De acordo com o ministro, o projeto não tem “chance de prosperar”. “Juridicamente, é uma afronta aos princípios constitucionais”, explicou.

“Hipoteticamente, em uma chance muito remota, essa lei seria derrubada pelo Supremo. O STF reafirmaria o entendimento adotado em 2011.”

O tom é o mesmo adotado por Celso de Mello, também ministro aposentado da Corte.
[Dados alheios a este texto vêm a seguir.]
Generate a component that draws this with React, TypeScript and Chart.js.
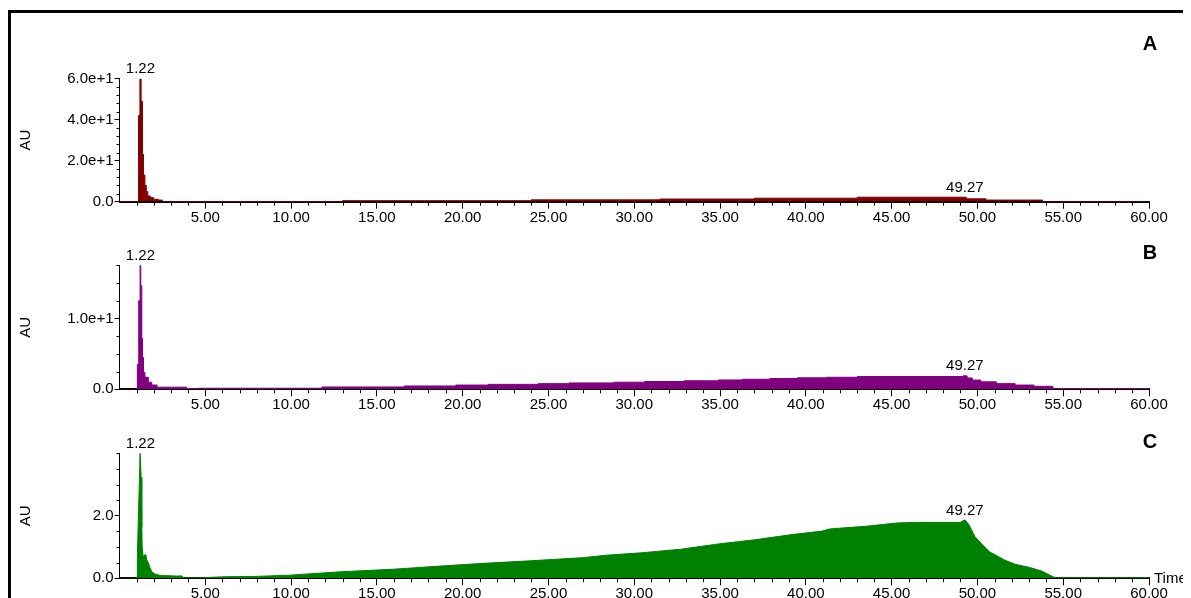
import React, { useEffect, useRef } from "react";
import { Chart, registerables } from "chart.js";

Chart.register(...registerables);

// ---------- data ----------
const xTickValues = [5, 10, 15, 20, 25, 30, 35, 40, 45, 50, 55, 60];

const timesA = [0, 1.11, 1.19, 1.26, 1.34, 1.4, 1.48, 1.56, 1.65, 1.79, 1.98, 2.27, 2.5, 13.0, 24.0, 31.5, 37.0, 43.0, 49.35, 50.5, 53.8, 60];
const valuesA = [0, 42, 60, 49, 23, 13, 8, 5, 2.8, 2.0, 1.2, 0.8, 0.1, 0.5, 0.9, 1.3, 1.7, 2.2, 1.4, 0.8, 0, 0];

const timesB = [0, 1.04, 1.12, 1.2, 1.24, 1.3, 1.34, 1.4, 1.48, 1.68, 1.88, 2.19, 3.9, 4.6, 11.8, 16.6, 19.6, 21.5, 24.4, 26.2, 28.8, 30.6, 32.9, 34.9, 36.3, 37.9, 39.5, 41.2, 43.0, 49.15, 49.4, 49.7, 50.2, 51.1, 52.2, 53.3, 54.4, 60];
const valuesB = [0, 3.5, 12.5, 17.5, 14.6, 7.2, 4.5, 2.4, 1.7, 1.0, 0.6, 0.3, 0.1, 0.15, 0.33, 0.47, 0.6, 0.7, 0.8, 0.9, 1.0, 1.1, 1.2, 1.32, 1.42, 1.52, 1.62, 1.7, 1.8, 1.9, 1.6, 1.3, 1.05, 0.8, 0.6, 0.42, 0.1, 0.1];

const timesC = [0, 1.03, 1.04, 1.14, 1.2, 1.24, 1.26, 1.3, 1.32, 1.38, 1.46, 1.54, 1.58, 1.68, 1.78, 1.88, 2.09, 2.39, 3.39, 3.59, 3.79, 4.9, 6.1, 7.9, 9.91, 12.92, 15.93, 18.94, 20.95, 23.96, 26.97, 28.4, 30.5, 32.7, 34.9, 37.0, 39.2, 40.95, 41.4, 43.6, 45.3, 46.4, 49.0, 49.27, 49.5, 49.85, 50.3, 50.7, 51.6, 52.2, 53.1, 53.75, 54.4, 54.6, 60];
const valuesC = [0, 0, 0.68, 2.75, 4.0, 4.0, 3.23, 1.63, 1.04, 0.68, 0.75, 0.75, 0.6, 0.5, 0.34, 0.21, 0.13, 0.09, 0.07, 0.08, 0.01, 0.02, 0.05, 0.06, 0.1, 0.21, 0.29, 0.4, 0.47, 0.56, 0.66, 0.74, 0.82, 0.93, 1.1, 1.23, 1.4, 1.51, 1.58, 1.67, 1.77, 1.79, 1.79, 1.87, 1.72, 1.34, 1.07, 0.85, 0.58, 0.45, 0.34, 0.23, 0.05, 0.02, 0.02];

const yTicksA = [0, 20, 40, 60];
const yLabelsA = ["0.0", "2.0e+1", "4.0e+1", "6.0e+1"];
const yTicksB = [0, 10];
const yLabelsB = ["0.0", "1.0e+1"];
const yTicksC = [0, 2];
const yLabelsC = ["0.0", "2.0"];

const peakTimes = [1.22, 49.27];
const peakLabels = ["1.22", "49.27"];
const peakValuesA = [60, 2.2];
const peakValuesB = [17.5, 1.9];
const peakValuesC = [4.0, 1.87];

const panelLetters = ["A", "B", "C"];
const yAxisTitle = "AU";
const xAxisTitle = "Time";

// ---------- layout / style ----------
const FONT = "'Liberation Sans', Arial, Helvetica, sans-serif";
const CANVAS_W = 1183;

type Panel = {
  times: number[];
  values: number[];
  color: string;
  stepped: boolean;
  yMax: number;
  yTicks: number[];
  yLabels: string[];
  yMinorStep: number;
  peakValues: number[];
  letter: string;
  top: number;
  height: number;
  areaTop: number;
  areaBottom: number;
  letterY: number;
  showTime: boolean;
};

const panels: Panel[] = [
  {
    times: timesA, values: valuesA, color: "#800000", stepped: true,
    yMax: 60, yTicks: yTicksA, yLabels: yLabelsA, yMinorStep: 4, peakValues: peakValuesA,
    letter: panelLetters[0], top: 12, height: 205, areaTop: 58.7, areaBottom: 181.7, letterY: 24, showTime: false,
  },
  {
    times: timesB, values: valuesB, color: "#800080", stepped: true,
    yMax: 17.5, yTicks: yTicksB, yLabels: yLabelsB, yMinorStep: 2.5, peakValues: peakValuesB,
    letter: panelLetters[1], top: 222, height: 183, areaTop: 35.3, areaBottom: 159.3, letterY: 23, showTime: false,
  },
  {
    times: timesC, values: valuesC, color: "#008000", stepped: false,
    yMax: 4, yTicks: yTicksC, yLabels: yLabelsC, yMinorStep: 0.5, peakValues: peakValuesC,
    letter: panelLetters[2], top: 410, height: 180, areaTop: 35.3, areaBottom: 160.3, letterY: 24, showTime: true,
  },
];

function PanelChart({ p }: { p: Panel }) {
  const ref = useRef<HTMLCanvasElement | null>(null);

  useEffect(() => {
    if (!ref.current) return;
    const xHeight = p.height - p.areaBottom;
    const decor = {
      id: "decor",
      afterDraw(chart: any) {
        const ctx = chart.ctx;
        const xs = chart.scales.x;
        const ys = chart.scales.y;
        const a = chart.chartArea;
        ctx.save();
        ctx.strokeStyle = "#000";
        ctx.lineWidth = 1;
        // x minor ticks
        for (let v = 1; v < 60; v++) {
          if (v % 5 === 0) continue;
          const px = Math.round(xs.getPixelForValue(v)) + 0.5;
          ctx.beginPath();
          ctx.moveTo(px, a.bottom);
          ctx.lineTo(px, a.bottom + 4);
          ctx.stroke();
        }
        // y minor ticks
        for (let v = p.yMinorStep; v <= p.yMax + 1e-6; v += p.yMinorStep) {
          if (p.yTicks.some((t) => Math.abs(t - v) < 1e-6)) continue;
          const py = Math.round(ys.getPixelForValue(v)) + 0.5;
          ctx.beginPath();
          ctx.moveTo(a.left - 3, py);
          ctx.lineTo(a.left, py);
          ctx.stroke();
        }
        // peak labels
        ctx.fillStyle = "#000";
        ctx.font = `15px ${FONT}`;
        ctx.textAlign = "center";
        ctx.textBaseline = "middle";
        peakTimes.forEach((t, i) => {
          const px = xs.getPixelForValue(t);
          const py = ys.getPixelForValue(p.peakValues[i]) - 9.5;
          ctx.fillText(peakLabels[i], px, py);
        });
        // y axis title
        ctx.save();
        ctx.translate(18, (a.top + a.bottom) / 2);
        ctx.rotate(-Math.PI / 2);
        ctx.textAlign = "center";
        ctx.textBaseline = "middle";
        ctx.fillText(yAxisTitle, 0, 0);
        ctx.restore();
        // time label
        if (p.showTime) {
          ctx.textAlign = "left";
          ctx.textBaseline = "middle";
          ctx.fillText(xAxisTitle, a.right + 5, a.bottom + 1);
        }
        // panel letter
        ctx.font = `bold 20px ${FONT}`;
        ctx.textAlign = "center";
        ctx.textBaseline = "middle";
        ctx.fillText(p.letter, 1142, p.letterY);
        ctx.restore();
      },
    };

    const chart = new Chart(ref.current, {
      type: "line",
      data: {
        datasets: [
          {
            data: p.times.map((t, i) => ({ x: t, y: p.values[i] })),
            borderColor: p.color,
            backgroundColor: p.color,
            borderWidth: 1,
            pointRadius: 0,
            fill: "origin",
            stepped: p.stepped,
            tension: 0,
          },
        ],
      },
      options: {
        animation: false,
        responsive: false,
        devicePixelRatio: 1,
        events: [],
        layout: { padding: { top: p.areaTop, right: 42, left: 0, bottom: 0 } },
        plugins: { legend: { display: false }, tooltip: { enabled: false } },
        scales: {
          x: {
            type: "linear",
            min: 0,
            max: 60,
            afterBuildTicks: (scale: any) => {
              scale.ticks = xTickValues.map((v) => ({ value: v }));
            },
            afterFit: (scale: any) => {
              scale.height = xHeight;
            },
            grid: {
              display: true,
              drawOnChartArea: false,
              drawTicks: true,
              tickLength: 7,
              tickColor: "#000",
              tickWidth: 1,
            },
            border: { display: true, color: "#000", width: 2 },
            ticks: {
              padding: 0,
              maxRotation: 0,
              autoSkip: false,
              color: "#000",
              font: { family: FONT, size: 15 },
              callback: (v: any) => Number(v).toFixed(2),
            },
          },
          y: {
            type: "linear",
            min: 0,
            max: p.yMax,
            afterBuildTicks: (scale: any) => {
              scale.ticks = p.yTicks.map((v) => ({ value: v }));
            },
            afterFit: (scale: any) => {
              scale.width = 111.5;
            },
            grid: {
              display: true,
              drawOnChartArea: false,
              drawTicks: true,
              tickLength: 5,
              tickColor: "#000",
              tickWidth: 1,
            },
            border: { display: true, color: "#000", width: 1 },
            ticks: {
              padding: 1,
              color: "#000",
              font: { family: FONT, size: 15 },
              callback: (v: any) => {
                const idx = p.yTicks.findIndex((t) => Math.abs(t - Number(v)) < 1e-9);
                return idx >= 0 ? p.yLabels[idx] : "";
              },
            },
          },
        },
      },
      plugins: [decor],
    } as any);

    return () => chart.destroy();
  }, [p]);

  return (
    <canvas
      ref={ref}
      width={CANVAS_W}
      height={p.height}
      style={{ position: "absolute", left: 0, top: p.top, width: CANVAS_W, height: p.height }}
    />
  );
}

export default function App() {
  return (
    <div style={{ position: "relative", width: CANVAS_W, height: 590, overflow: "hidden", background: "#fff" }}>
      <div
        style={{
          position: "absolute",
          left: 0,
          top: 2,
          width: CANVAS_W,
          height: 588,
          borderTop: "3px solid #000",
          borderLeft: "3px solid #000",
          boxSizing: "border-box",
        }}
      />
      {panels.map((p) => (
        <PanelChart key={p.letter} p={p} />
      ))}
    </div>
  );
}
Para ele, iniciativas semelhantes à discutida na comissão representam um “retrocesso social”.

“Qualquer ensaio objetivando impedir, por via legislativa, o reconhecimento do casamento civil homoafetivo constituirá, segundo penso, um gesto de indigno retrocesso social, impregnado de indisfarçável e censurável preconceito, vulnerador de postulados constitucionais básicos, todos eles protegidos por cláusula pétrea”, disse Celso de Mello.

O presidente Luiz Inácio Lula da Silva (PT) também discursou em defesa dos direitos da comunidade LGBTQIA+ nesta terça, horas antes de a análise ser retomada na comissão.

“Seremos rigorosos na defesa dos direitos de grupos LGBTQI+ e pessoas com deficiência”, disse, em discurso na abertura da Assembleia Geral da Organização das Nações Unidas (ONU).

O terceiro mandato de Lula é a primeira gestão federal a contar com uma secretaria nacional dedicada aos direitos das pessoas LGBTQIA+. O cargo é ocupado pela travesti Symmy Larrat.